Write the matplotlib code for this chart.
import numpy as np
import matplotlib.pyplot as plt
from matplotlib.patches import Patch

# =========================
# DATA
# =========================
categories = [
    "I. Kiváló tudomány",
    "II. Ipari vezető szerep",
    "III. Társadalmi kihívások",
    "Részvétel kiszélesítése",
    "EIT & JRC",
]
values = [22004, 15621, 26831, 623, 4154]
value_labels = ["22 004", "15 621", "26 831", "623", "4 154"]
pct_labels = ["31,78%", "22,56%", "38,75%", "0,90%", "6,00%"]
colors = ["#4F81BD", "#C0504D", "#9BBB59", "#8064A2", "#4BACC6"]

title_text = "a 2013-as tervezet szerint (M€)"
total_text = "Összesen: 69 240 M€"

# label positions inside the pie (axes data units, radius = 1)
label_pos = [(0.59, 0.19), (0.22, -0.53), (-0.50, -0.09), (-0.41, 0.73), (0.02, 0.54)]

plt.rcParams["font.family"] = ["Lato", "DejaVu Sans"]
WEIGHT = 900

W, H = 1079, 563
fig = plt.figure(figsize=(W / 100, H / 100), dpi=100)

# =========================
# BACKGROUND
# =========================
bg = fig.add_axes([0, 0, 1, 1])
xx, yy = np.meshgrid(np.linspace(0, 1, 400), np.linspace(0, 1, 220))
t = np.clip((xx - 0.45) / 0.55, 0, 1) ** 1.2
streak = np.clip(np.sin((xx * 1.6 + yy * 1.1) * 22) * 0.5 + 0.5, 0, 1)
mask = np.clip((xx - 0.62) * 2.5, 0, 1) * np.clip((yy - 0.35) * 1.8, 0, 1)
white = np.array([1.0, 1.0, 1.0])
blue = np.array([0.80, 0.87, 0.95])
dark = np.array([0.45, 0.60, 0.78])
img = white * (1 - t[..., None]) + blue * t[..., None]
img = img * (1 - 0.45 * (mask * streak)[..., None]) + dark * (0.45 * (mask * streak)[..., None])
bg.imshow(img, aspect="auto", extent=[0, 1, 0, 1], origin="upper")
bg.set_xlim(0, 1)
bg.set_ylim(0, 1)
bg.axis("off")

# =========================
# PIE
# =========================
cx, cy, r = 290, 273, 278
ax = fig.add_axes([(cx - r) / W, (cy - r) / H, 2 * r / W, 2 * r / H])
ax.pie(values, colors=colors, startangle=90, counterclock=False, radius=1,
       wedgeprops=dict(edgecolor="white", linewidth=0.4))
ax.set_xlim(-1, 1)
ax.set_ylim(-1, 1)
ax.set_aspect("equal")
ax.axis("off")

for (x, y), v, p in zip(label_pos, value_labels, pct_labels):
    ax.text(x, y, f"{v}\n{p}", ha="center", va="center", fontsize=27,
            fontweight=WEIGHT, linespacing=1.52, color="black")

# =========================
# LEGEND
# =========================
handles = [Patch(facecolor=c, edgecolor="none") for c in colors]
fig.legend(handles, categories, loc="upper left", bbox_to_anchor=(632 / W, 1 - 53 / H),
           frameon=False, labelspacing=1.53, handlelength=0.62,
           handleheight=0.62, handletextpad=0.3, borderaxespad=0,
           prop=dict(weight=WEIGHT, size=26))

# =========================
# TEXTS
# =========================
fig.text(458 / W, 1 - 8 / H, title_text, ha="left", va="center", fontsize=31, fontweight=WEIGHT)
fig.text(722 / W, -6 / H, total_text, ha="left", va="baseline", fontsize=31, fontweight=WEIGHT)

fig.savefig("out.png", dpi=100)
══════
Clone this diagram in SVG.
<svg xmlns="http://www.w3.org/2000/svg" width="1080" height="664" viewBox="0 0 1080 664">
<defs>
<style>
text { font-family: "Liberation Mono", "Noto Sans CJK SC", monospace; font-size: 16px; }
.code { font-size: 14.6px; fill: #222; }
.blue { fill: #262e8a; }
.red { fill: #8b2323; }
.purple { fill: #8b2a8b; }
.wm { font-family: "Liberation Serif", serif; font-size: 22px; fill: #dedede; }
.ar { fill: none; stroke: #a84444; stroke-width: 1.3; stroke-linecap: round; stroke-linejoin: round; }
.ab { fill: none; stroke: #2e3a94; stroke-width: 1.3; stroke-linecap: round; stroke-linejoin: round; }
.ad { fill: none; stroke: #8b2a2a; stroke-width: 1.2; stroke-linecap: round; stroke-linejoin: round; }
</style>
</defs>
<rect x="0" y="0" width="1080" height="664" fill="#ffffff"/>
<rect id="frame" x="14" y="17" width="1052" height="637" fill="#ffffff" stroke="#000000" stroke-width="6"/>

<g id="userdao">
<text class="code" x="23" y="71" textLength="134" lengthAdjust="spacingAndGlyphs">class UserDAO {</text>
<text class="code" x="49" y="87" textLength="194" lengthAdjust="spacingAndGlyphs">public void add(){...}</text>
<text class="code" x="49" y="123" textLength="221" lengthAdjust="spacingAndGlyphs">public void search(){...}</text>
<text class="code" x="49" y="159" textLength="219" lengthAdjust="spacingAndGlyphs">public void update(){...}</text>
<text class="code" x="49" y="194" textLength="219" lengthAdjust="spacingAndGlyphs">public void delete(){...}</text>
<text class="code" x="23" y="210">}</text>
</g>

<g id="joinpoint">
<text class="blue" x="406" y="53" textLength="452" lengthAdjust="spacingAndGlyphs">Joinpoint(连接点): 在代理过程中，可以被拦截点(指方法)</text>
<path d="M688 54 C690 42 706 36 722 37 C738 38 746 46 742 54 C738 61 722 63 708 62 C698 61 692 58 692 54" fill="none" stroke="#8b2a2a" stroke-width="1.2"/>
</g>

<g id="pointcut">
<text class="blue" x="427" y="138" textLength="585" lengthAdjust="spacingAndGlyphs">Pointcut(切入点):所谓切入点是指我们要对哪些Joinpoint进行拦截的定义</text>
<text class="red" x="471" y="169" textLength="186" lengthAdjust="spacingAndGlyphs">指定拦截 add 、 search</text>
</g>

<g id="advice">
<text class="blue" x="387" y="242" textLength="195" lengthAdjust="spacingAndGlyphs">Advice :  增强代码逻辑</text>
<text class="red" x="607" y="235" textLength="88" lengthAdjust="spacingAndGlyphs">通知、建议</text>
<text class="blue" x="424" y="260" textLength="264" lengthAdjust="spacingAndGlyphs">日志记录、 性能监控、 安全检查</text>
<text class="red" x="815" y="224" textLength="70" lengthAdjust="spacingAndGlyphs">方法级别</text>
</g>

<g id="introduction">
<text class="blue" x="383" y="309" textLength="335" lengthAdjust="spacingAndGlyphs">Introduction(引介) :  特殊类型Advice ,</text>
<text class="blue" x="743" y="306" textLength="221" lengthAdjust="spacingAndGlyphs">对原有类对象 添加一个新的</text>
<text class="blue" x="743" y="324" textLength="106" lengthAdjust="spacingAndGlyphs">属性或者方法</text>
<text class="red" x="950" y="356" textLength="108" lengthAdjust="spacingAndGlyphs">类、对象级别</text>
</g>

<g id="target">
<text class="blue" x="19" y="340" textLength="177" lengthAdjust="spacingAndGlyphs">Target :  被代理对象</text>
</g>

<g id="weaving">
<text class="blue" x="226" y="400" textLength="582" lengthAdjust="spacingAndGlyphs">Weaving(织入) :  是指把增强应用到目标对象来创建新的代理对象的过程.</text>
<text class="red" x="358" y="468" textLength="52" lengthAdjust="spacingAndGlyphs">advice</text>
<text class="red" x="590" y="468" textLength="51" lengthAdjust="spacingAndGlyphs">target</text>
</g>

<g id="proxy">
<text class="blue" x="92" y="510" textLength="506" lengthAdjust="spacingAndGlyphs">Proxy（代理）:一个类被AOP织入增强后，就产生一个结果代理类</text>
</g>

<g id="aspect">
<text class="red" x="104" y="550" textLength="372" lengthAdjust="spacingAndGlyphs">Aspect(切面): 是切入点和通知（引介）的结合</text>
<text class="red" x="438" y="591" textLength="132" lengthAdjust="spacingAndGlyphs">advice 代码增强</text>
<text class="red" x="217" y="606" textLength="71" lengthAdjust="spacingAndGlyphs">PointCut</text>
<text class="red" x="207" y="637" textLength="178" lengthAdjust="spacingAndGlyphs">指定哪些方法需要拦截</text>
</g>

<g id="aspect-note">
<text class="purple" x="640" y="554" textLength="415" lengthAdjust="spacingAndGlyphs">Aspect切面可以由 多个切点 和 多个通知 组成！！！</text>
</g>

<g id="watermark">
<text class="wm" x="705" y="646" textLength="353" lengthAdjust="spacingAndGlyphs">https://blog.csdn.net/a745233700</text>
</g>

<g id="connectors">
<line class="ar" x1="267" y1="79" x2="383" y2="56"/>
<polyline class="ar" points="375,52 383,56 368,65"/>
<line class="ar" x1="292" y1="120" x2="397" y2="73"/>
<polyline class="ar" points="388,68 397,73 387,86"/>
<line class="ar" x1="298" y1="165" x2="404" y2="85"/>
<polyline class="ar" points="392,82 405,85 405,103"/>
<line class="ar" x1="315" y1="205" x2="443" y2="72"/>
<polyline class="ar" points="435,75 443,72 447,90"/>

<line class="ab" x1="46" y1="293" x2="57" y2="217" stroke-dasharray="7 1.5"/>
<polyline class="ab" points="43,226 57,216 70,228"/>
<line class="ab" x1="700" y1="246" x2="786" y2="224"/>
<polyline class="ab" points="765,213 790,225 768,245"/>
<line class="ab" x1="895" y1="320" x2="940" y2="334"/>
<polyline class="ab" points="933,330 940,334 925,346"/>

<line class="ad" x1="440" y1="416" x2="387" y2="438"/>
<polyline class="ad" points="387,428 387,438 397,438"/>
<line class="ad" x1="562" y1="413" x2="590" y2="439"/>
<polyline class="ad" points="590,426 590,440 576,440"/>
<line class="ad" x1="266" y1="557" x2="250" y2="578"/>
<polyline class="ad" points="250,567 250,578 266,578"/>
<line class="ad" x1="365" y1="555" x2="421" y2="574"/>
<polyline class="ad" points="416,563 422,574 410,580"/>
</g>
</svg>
══════
- _DIRECTIONS FOR THIS TASK_:
Of the entries above, repeat exactly the lines from the line with "Write the matplotlib code for this chart." through the line with "fig = plt.figure(figsize=(W", both of them included.

- _SOLUTION TO THE EXERCISE_:
Write the matplotlib code for this chart.
import numpy as np
import matplotlib.pyplot as plt
from matplotlib.patches import Patch

# =========================
# DATA
# =========================
categories = [
    "I. Kiváló tudomány",
    "II. Ipari vezető szerep",
    "III. Társadalmi kihívások",
    "Részvétel kiszélesítése",
    "EIT & JRC",
]
values = [22004, 15621, 26831, 623, 4154]
value_labels = ["22 004", "15 621", "26 831", "623", "4 154"]
pct_labels = ["31,78%", "22,56%", "38,75%", "0,90%", "6,00%"]
colors = ["#4F81BD", "#C0504D", "#9BBB59", "#8064A2", "#4BACC6"]

title_text = "a 2013-as tervezet szerint (M€)"
total_text = "Összesen: 69 240 M€"

# label positions inside the pie (axes data units, radius = 1)
label_pos = [(0.59, 0.19), (0.22, -0.53), (-0.50, -0.09), (-0.41, 0.73), (0.02, 0.54)]

plt.rcParams["font.family"] = ["Lato", "DejaVu Sans"]
WEIGHT = 900

W, H = 1079, 563
fig = plt.figure(figsize=(W / 100, H / 100), dpi=100)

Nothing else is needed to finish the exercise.